Later that year, “We really took off in the custom woodworking interiors segment,” says Sam Epstein. For three years the business of custom woodworking continued to grow, with CNC the heart of the production. “In the first three years we realized we needed to move into something more specifically for cabinets, because that was where our company was moving,” he says.

“After working really long hours trying to put programs together, we bought a design program specifically for cabinets.”

   
Assembly at Daniel
Island Woodworks
Watching CNC in operation.
Software drives CNC operation


That application, Planit’s Cabinet Vision, simplified the creation and CNC output. “Within a month of adoption, we were in control of our production,” says Sam Epstein.
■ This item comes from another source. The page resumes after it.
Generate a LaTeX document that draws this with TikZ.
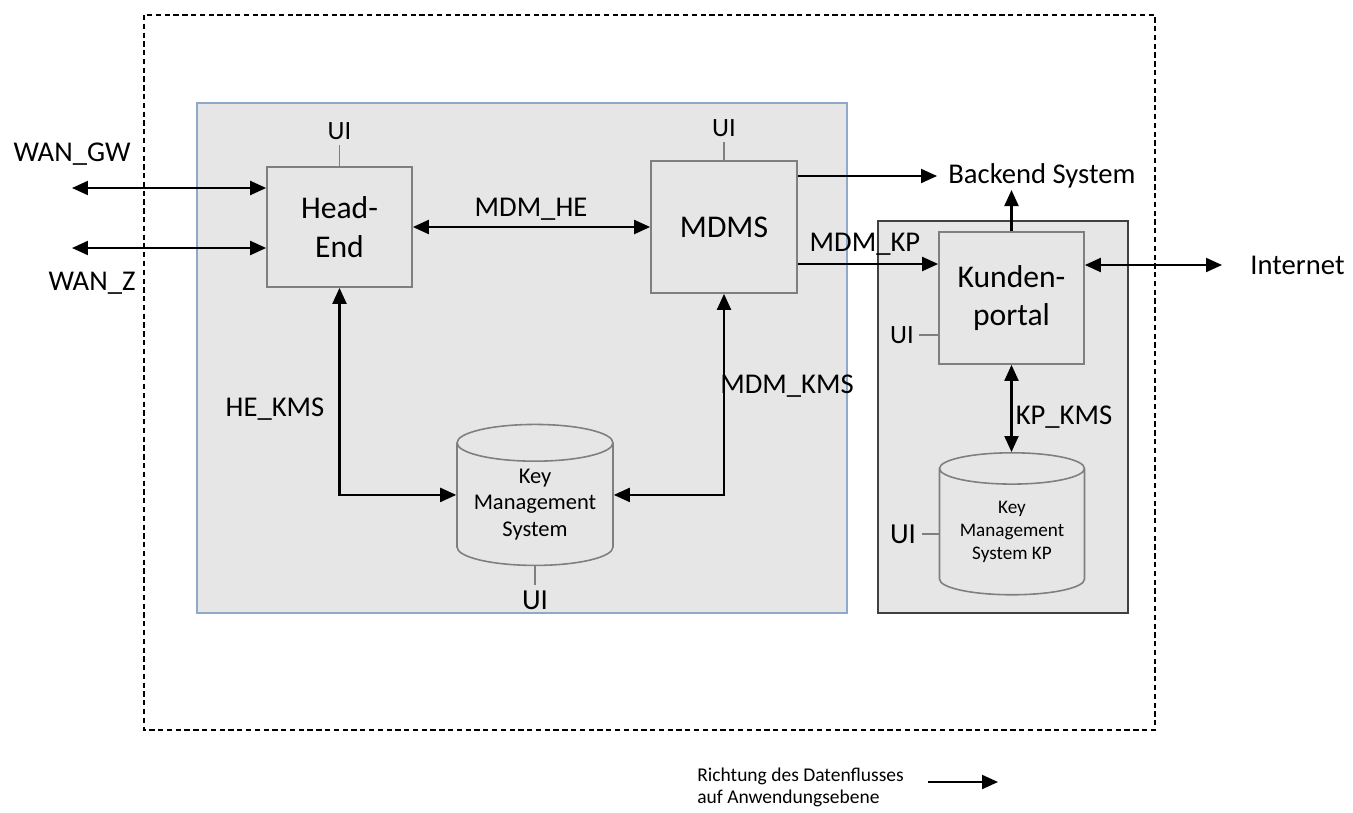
\documentclass[tikz,border=0pt]{standalone}
\usepackage{fontspec}
\setmainfont{Carlito}
\usetikzlibrary{arrows.meta,shapes.geometric}
\definecolor{boxgrey}{HTML}{E6E6E6}
\definecolor{edgegrey}{HTML}{7F7F7F}
\definecolor{bluegrey}{HTML}{8EA9C9}
\begin{document}
\begin{tikzpicture}[x=0.02cm,y=-0.02cm,
    flow/.style={line width=1.2pt,-{Triangle[length=0.32cm,width=0.28cm]}},
    both/.style={line width=1.2pt,{Triangle[length=0.32cm,width=0.28cm]}-{Triangle[length=0.32cm,width=0.28cm]}},
    unit/.style={draw=edgegrey,line width=1pt,fill=boxgrey,align=center,
      font=\fontsize{18}{22}\selectfont},
    store/.style={cylinder,shape border rotate=90,draw=edgegrey,line width=0.9pt,
      fill=boxgrey,aspect=0.3,align=center,inner sep=0pt},
    lbl/.style={inner sep=0pt,font=\fontsize{16.3}{19}\selectfont},
    ui/.style={inner sep=3pt,font=\fontsize{15}{17}\selectfont},
    uibig/.style={inner sep=3pt,font=\fontsize{16.5}{18}\selectfont},
    tick/.style={draw=edgegrey,line width=0.9pt}]
  \useasboundingbox (0,0) rectangle (1353,812);
  \draw[line width=1pt,dash pattern=on 3pt off 2pt] (144,15) rectangle (1155,730);
  \draw[bluegrey,fill=boxgrey,line width=0.8pt] (197,103) rectangle (847,613);
  \draw[black!75,fill=boxgrey,line width=1.2pt] (878,221) rectangle (1128,613);

  \node[unit,minimum width=2.9cm,minimum height=2.4cm] (he) at (339.5,227) {Head-\\End};
  \node[unit,minimum width=2.92cm,minimum height=2.64cm] (mdms) at (724,227) {MDMS};
  \node[unit,minimum width=2.9cm,minimum height=2.64cm] (kp) at (1011.5,298) {Kunden-\\portal};
  \node[store,minimum width=3.12cm,minimum height=2.82cm,
    font=\fontsize{12.8}{15.3}\selectfont] (kms) at (535,504.5) {Key\\Management\\System};
  \node[store,minimum width=2.9cm,minimum height=2.84cm,
    font=\fontsize{10.9}{13}\selectfont] (kmskp) at (1012,532) {Key\\Management\\System KP};

  \node[ui] (uihe) at (339.5,131) {UI};
  \node[ui] (uimdms) at (724,128) {UI};
  \node[ui] (uikp) at (902,335) {UI};
  \node[uibig] (uikms) at (535,600) {UI};
  \node[uibig] (uikmskp) at (903,534) {UI};
  \draw[tick] (uihe.south) -- (he.north);
  \draw[tick] (uimdms.south) -- (mdms.north);
  \draw[tick] (uikp.east) -- (kp.west |- uikp.east);
  \draw[tick] (kms.south) -- (uikms.north);
  \draw[tick] (uikmskp.east) -- (kmskp.west |- uikmskp.east);

  \coordinate (wgw) at (72,188);
  \coordinate (wz) at (72,248);
  \coordinate (betip) at (937,176);
  \coordinate (beup) at (1011,190);
  \coordinate (kpin) at (870,264);
  \coordinate (inet) at (1222,265);
  \node[lbl,anchor=west] (be) at (948,176) {Backend System};
  \node[lbl,anchor=west] (net) at (1250,265) {Internet};

  \draw[both] (wgw) -- (wgw -| he.west);
  \draw[both] (wz) -- (wz -| he.west);
  \draw[both] (he) -- (mdms);
  \draw[flow] (mdms.east |- betip) -- (betip);
  \draw[flow] (kp.north) -- (kp.north |- beup);
  \draw[flow] (mdms.east |- kpin) -- (kp.west |- kpin);
  \draw[both] (kp.east |- inet) -- (inet);
  \draw[both] (kp.south) -- (kp.south |- kmskp.north);
  \draw[both] (he.south) |- (kms.west |- kms.shape center);
  \draw[both] (mdms.south) |- (kms.east |- kms.shape center);

  \node[lbl] (wgwl) at (72,154) {WAN\_GW};
  \node[lbl] (wzl) at (92,283) {WAN\_Z};
  \node[lbl] (mdmhe) at (531,209) {MDM\_HE};
  \node[lbl] (mdmkp) at (865,244) {MDM\_KP};
  \node[lbl] (hekms) at (275,409) {HE\_KMS};
  \node[lbl] (mdmkms) at (787,386) {MDM\_KMS};
  \node[lbl] (kpkms) at (1064,417) {KP\_KMS};

  \coordinate (legs) at (928,782);
  \coordinate (lege) at (998,782);
  \node[inner sep=0pt,align=left,anchor=west,font=\fontsize{11.1}{12.5}\selectfont]
    (leg) at (697,787) {Richtung des Datenflusses\\auf Anwendungsebene};
  \draw[flow] (legs) -- (lege);
\end{tikzpicture}
\end{document}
Instead of having to edit files between the AutoCAD and the CNC machine, the program allows Sam to focus on design, while Polly manages production output. “We continue to upgrade Cabinet Vision—we’re on version 5.0,” says Sam Epstein. AutoCAD still finds plenty of use, including jig-frames for the boating industry, another segment that uses CNC for production.

“We take boat architects’ drawings and convert their parts from drawings into wood parts for the framework of the hull or for the deck,” says Sam Epstein. The firm has contributed to boats from 36 to 60 feet in length; one as large as 109 feet. “Boat architects started referring us and we started shipping all over the U.S. and the world.”

Daniel Island Woodworks’ cabinet design, production, and installation teams have been with the firm an average of seven years. Building business through referrals and word-of-mouth, the company is known as a reliable performer. It is even being specified as the subcontractor in job orders, says Sam Epstein. It is now expanding beyond Charleston, SC, to serve the Southeast region, its reputation further driving its growth.